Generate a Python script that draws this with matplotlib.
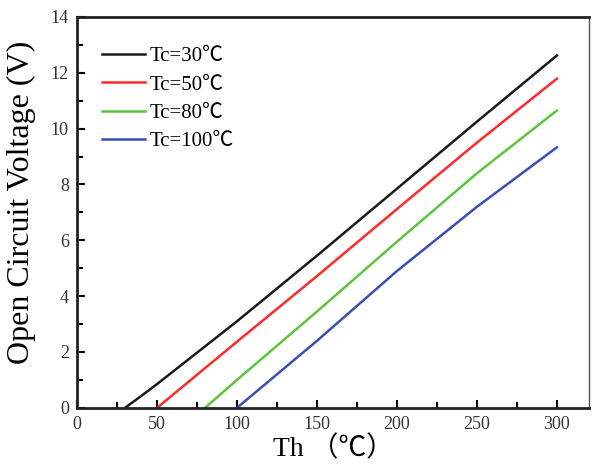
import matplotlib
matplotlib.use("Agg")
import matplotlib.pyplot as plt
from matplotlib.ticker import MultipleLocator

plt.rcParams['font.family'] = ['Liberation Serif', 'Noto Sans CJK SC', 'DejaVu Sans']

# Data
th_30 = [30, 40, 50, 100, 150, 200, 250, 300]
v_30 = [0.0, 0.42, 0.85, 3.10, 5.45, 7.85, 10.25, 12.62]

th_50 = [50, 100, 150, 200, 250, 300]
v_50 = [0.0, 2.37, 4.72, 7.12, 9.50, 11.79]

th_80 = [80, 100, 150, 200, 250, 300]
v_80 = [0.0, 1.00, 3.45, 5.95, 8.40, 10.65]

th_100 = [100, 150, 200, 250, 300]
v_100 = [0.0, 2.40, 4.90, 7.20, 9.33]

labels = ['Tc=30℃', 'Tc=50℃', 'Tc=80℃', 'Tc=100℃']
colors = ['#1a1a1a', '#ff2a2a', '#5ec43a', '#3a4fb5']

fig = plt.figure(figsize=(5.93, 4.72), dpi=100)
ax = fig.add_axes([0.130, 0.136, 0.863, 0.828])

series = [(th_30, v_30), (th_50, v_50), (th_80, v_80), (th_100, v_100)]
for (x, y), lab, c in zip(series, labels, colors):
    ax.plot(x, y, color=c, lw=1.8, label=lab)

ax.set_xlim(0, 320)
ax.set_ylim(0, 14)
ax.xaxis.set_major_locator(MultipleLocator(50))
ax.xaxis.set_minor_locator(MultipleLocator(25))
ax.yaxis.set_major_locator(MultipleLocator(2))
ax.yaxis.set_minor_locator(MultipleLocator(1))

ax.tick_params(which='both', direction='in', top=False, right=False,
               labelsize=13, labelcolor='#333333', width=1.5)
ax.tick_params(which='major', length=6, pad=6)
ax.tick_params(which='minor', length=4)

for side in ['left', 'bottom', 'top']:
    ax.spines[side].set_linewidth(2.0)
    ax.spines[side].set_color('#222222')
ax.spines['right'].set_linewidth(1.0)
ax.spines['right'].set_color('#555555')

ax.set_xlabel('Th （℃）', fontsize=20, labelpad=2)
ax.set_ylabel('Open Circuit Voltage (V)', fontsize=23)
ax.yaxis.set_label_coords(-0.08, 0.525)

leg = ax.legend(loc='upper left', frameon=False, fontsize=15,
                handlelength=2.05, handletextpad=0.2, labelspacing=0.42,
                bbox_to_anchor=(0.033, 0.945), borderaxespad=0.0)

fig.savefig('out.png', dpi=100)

Task directions
Repeat all the data as it stands, dropping any images it holds.

Written reply
Generate a Python script that draws this with matplotlib.
import matplotlib
matplotlib.use("Agg")
import matplotlib.pyplot as plt
from matplotlib.ticker import MultipleLocator

plt.rcParams['font.family'] = ['Liberation Serif', 'Noto Sans CJK SC', 'DejaVu Sans']

# Data
th_30 = [30, 40, 50, 100, 150, 200, 250, 300]
v_30 = [0.0, 0.42, 0.85, 3.10, 5.45, 7.85, 10.25, 12.62]

th_50 = [50, 100, 150, 200, 250, 300]
v_50 = [0.0, 2.37, 4.72, 7.12, 9.50, 11.79]

th_80 = [80, 100, 150, 200, 250, 300]
v_80 = [0.0, 1.00, 3.45, 5.95, 8.40, 10.65]

th_100 = [100, 150, 200, 250, 300]
v_100 = [0.0, 2.40, 4.90, 7.20, 9.33]

labels = ['Tc=30℃', 'Tc=50℃', 'Tc=80℃', 'Tc=100℃']
colors = ['#1a1a1a', '#ff2a2a', '#5ec43a', '#3a4fb5']

fig = plt.figure(figsize=(5.93, 4.72), dpi=100)
ax = fig.add_axes([0.130, 0.136, 0.863, 0.828])

series = [(th_30, v_30), (th_50, v_50), (th_80, v_80), (th_100, v_100)]
for (x, y), lab, c in zip(series, labels, colors):
    ax.plot(x, y, color=c, lw=1.8, label=lab)

ax.set_xlim(0, 320)
ax.set_ylim(0, 14)
ax.xaxis.set_major_locator(MultipleLocator(50))
ax.xaxis.set_minor_locator(MultipleLocator(25))
ax.yaxis.set_major_locator(MultipleLocator(2))
ax.yaxis.set_minor_locator(MultipleLocator(1))

ax.tick_params(which='both', direction='in', top=False, right=False,
               labelsize=13, labelcolor='#333333', width=1.5)
ax.tick_params(which='major', length=6, pad=6)
ax.tick_params(which='minor', length=4)

for side in ['left', 'bottom', 'top']:
    ax.spines[side].set_linewidth(2.0)
    ax.spines[side].set_color('#222222')
ax.spines['right'].set_linewidth(1.0)
ax.spines['right'].set_color('#555555')

ax.set_xlabel('Th （℃）', fontsize=20, labelpad=2)
ax.set_ylabel('Open Circuit Voltage (V)', fontsize=23)
ax.yaxis.set_label_coords(-0.08, 0.525)

leg = ax.legend(loc='upper left', frameon=False, fontsize=15,
                handlelength=2.05, handletextpad=0.2, labelspacing=0.42,
                bbox_to_anchor=(0.033, 0.945), borderaxespad=0.0)

fig.savefig('out.png', dpi=100)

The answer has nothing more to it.